このようにして、本実施形態のデータ処理装置101、画像形成装置(複合機100)の制御部6は、開放開始時点T2から、及び、直前の余剰メモリー領域の開放から、開放できるメモリー量が予め定められた規定量D3に至ると、初期メモリー量M1から規定量D3分の領域を余剰メモリー領域として開放する。
これにより、圧縮処理の進展に伴い、開放できる余剰主記憶部7の容量が規定量D3を超えたときに、余剰メモリー領域の開放がなされる。これにより、余剰メモリー領域ができると直ちに開放処理を行うような頻繁な余剰メモリー領域の開放処理を行わずに済む。
次に、他の実施形態を説明する。上記の第1、第2の実施形態では、初期メモリー量M1と加算データ量(D1+D2)が等しくなった開放開始時点T2から、各式を用いる等により、時間に対し一定の割合(メモリー量)で初期メモリー量M1の余剰メモリー領域を開放した。しかし、場合によっては、開放開始時点T2以降に、開放開始時点T2での圧縮率よりも圧縮率が大きくなることも考えられる。

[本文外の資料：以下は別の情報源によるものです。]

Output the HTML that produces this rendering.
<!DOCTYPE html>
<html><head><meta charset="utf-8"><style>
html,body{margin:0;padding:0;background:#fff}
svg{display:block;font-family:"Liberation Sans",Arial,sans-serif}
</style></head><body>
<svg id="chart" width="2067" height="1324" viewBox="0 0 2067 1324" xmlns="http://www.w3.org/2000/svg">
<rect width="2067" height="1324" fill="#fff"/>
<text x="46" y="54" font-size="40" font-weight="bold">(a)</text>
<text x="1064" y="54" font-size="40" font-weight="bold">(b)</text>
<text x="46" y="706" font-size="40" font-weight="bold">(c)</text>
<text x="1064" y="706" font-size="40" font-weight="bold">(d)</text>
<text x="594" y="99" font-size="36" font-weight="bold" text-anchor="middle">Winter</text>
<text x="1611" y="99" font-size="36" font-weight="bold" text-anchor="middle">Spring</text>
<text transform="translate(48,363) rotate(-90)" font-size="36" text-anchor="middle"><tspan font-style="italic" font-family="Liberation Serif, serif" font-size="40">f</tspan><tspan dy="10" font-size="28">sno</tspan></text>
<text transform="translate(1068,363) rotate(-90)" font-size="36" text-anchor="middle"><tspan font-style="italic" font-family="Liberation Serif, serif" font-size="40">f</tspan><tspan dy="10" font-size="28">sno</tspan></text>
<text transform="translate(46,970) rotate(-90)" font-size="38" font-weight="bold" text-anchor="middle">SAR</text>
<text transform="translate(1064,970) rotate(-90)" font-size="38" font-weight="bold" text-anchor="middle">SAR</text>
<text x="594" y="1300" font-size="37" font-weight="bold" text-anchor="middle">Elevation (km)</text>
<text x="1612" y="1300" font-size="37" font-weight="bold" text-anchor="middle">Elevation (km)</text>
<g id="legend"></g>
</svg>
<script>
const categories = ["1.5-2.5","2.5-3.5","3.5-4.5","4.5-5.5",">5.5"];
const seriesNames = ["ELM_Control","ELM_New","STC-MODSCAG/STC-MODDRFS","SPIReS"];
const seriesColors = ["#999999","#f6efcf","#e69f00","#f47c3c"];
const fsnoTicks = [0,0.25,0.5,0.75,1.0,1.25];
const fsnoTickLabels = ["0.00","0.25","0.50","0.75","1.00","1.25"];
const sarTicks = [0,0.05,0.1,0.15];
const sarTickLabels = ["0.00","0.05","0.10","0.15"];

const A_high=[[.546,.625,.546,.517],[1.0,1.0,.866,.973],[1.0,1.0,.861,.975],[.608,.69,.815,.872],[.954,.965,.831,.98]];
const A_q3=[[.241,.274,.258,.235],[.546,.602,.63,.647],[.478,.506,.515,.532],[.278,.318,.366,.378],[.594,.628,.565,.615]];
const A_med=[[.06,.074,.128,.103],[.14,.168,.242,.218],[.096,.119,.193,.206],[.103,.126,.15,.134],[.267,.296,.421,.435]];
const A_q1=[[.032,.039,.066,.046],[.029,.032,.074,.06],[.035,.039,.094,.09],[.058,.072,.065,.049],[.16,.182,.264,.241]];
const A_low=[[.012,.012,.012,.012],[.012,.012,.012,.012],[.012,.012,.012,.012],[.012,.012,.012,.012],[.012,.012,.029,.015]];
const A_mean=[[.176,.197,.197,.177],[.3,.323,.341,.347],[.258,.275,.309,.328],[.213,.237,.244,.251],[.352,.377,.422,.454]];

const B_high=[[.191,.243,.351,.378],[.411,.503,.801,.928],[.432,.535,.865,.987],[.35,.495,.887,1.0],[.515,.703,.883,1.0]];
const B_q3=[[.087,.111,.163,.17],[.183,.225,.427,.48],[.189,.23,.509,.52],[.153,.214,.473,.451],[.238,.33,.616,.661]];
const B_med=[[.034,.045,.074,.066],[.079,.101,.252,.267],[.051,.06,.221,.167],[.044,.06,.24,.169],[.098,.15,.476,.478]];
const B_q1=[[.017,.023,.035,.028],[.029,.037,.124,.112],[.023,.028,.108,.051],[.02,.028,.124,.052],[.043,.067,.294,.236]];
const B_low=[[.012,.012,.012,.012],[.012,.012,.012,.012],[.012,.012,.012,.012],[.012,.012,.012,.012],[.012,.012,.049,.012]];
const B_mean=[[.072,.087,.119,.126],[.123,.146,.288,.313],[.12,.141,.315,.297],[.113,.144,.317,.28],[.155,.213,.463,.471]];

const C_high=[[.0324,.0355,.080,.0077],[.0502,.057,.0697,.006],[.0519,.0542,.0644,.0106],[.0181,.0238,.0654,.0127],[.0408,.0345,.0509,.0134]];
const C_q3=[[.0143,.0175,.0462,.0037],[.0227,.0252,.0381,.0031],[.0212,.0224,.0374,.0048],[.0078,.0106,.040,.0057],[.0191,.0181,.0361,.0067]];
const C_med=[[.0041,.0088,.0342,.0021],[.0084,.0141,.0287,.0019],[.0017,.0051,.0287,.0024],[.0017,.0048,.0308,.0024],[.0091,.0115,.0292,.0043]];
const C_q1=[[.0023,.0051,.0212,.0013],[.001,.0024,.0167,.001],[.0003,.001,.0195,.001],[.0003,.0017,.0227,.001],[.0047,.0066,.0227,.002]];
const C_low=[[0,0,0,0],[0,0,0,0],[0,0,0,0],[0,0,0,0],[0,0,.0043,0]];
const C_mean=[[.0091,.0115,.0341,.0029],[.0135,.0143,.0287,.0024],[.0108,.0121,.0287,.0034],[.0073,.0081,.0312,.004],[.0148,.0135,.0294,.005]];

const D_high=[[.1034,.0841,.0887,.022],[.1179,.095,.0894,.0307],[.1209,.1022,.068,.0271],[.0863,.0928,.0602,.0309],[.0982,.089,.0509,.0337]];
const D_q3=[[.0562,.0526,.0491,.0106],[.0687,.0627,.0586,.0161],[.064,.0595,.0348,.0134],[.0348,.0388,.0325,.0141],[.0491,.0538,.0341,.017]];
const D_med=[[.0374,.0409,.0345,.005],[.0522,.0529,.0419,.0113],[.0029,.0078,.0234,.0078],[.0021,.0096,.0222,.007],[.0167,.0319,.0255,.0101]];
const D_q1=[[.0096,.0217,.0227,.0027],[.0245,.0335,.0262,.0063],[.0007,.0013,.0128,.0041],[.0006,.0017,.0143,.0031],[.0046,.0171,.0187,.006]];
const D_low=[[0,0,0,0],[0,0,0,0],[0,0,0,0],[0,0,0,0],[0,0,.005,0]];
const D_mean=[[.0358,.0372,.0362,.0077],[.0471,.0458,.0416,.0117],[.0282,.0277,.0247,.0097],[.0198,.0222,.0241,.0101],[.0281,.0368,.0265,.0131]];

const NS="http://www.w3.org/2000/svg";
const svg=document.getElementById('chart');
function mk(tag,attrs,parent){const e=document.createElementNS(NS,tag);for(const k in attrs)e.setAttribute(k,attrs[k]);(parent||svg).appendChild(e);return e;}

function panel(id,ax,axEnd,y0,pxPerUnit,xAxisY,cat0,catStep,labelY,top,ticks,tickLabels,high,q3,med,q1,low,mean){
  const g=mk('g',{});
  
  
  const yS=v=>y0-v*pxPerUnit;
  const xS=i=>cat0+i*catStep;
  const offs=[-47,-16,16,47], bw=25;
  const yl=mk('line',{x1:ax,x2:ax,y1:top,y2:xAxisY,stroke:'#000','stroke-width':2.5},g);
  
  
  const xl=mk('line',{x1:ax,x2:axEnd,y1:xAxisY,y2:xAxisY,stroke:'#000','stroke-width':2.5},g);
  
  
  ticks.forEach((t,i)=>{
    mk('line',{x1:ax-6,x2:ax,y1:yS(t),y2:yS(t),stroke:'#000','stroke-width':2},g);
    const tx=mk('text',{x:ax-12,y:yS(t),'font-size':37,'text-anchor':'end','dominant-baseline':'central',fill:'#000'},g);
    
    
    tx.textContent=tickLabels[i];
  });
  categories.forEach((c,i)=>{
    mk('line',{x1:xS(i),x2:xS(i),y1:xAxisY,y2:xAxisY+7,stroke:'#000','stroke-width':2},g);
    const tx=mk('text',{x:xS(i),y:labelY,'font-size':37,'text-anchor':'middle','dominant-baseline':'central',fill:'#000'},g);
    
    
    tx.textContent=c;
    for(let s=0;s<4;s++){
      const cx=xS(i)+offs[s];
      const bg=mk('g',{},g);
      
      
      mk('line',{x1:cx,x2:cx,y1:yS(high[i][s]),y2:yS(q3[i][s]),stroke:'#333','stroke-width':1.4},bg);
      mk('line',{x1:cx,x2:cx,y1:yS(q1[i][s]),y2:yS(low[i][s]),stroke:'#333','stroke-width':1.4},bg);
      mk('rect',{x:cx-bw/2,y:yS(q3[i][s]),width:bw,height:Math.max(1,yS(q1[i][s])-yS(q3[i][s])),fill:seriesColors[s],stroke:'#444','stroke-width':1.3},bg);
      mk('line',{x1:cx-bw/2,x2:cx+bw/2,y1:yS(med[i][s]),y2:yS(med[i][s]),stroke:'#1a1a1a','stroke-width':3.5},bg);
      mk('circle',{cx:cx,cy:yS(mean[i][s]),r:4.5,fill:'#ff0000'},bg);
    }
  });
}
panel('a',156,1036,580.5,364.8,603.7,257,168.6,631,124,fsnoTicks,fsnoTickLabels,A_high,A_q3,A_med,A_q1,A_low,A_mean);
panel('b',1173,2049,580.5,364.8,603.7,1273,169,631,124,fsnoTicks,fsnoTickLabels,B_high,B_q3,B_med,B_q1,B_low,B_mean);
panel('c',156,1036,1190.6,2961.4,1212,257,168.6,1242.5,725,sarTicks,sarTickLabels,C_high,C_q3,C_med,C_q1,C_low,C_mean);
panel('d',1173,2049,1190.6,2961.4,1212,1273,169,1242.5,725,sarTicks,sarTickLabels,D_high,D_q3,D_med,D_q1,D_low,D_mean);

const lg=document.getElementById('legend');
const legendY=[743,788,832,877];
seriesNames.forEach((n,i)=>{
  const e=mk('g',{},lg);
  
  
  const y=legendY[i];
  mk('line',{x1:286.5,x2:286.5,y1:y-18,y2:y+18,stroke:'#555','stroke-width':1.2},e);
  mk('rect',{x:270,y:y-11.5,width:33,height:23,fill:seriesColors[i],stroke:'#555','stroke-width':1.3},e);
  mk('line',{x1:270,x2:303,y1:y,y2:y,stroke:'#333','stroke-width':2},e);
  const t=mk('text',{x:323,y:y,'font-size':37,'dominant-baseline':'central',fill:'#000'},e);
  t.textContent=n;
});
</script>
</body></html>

そこで、例えば、残時間の間に現時点での圧縮率を確認するための確認時点を設ける。そして、制御部6は、上記の各式を用い、各確認時点で再度、圧縮処理終了後の圧縮後データのデータ量を推定し直し、時間に対し開放開始時点T2から初期メモリー量M1を開放してゆくデータ量の割合を変化させてもよい。
例えば、制御部6が、このような各確認時点での再計算を行うことにより、各確認時点で初期メモリー量M1から開放したメモリー量が適切か否かを判断し、開放開始時点T2よりも後に圧縮率が大きくなったときでも、開放するメモリー量を減らして対応できる。又、制御部6は、確認時点での再計算から見て、初期メモリー量M1からメモリー量を開放しすぎであれば、初期メモリー量M1の一部の開放を停止できる。
又、上記の実施形態では、画像形成装置がデータ処理装置101を搭載する例を説明したが、データ処理装置101は画像形成装置に搭載されたものに限られない。例えば、画像データの処理を行うコンピューターなど、画像データ等の圧縮処理を行える装置に本発明を適用することができる。
以上、本発明の実施形態について説明したが、本発明の範囲はこれに限定されるものではなく、発明の主旨を逸脱しない範囲で種々の変更を加えて実施することができる。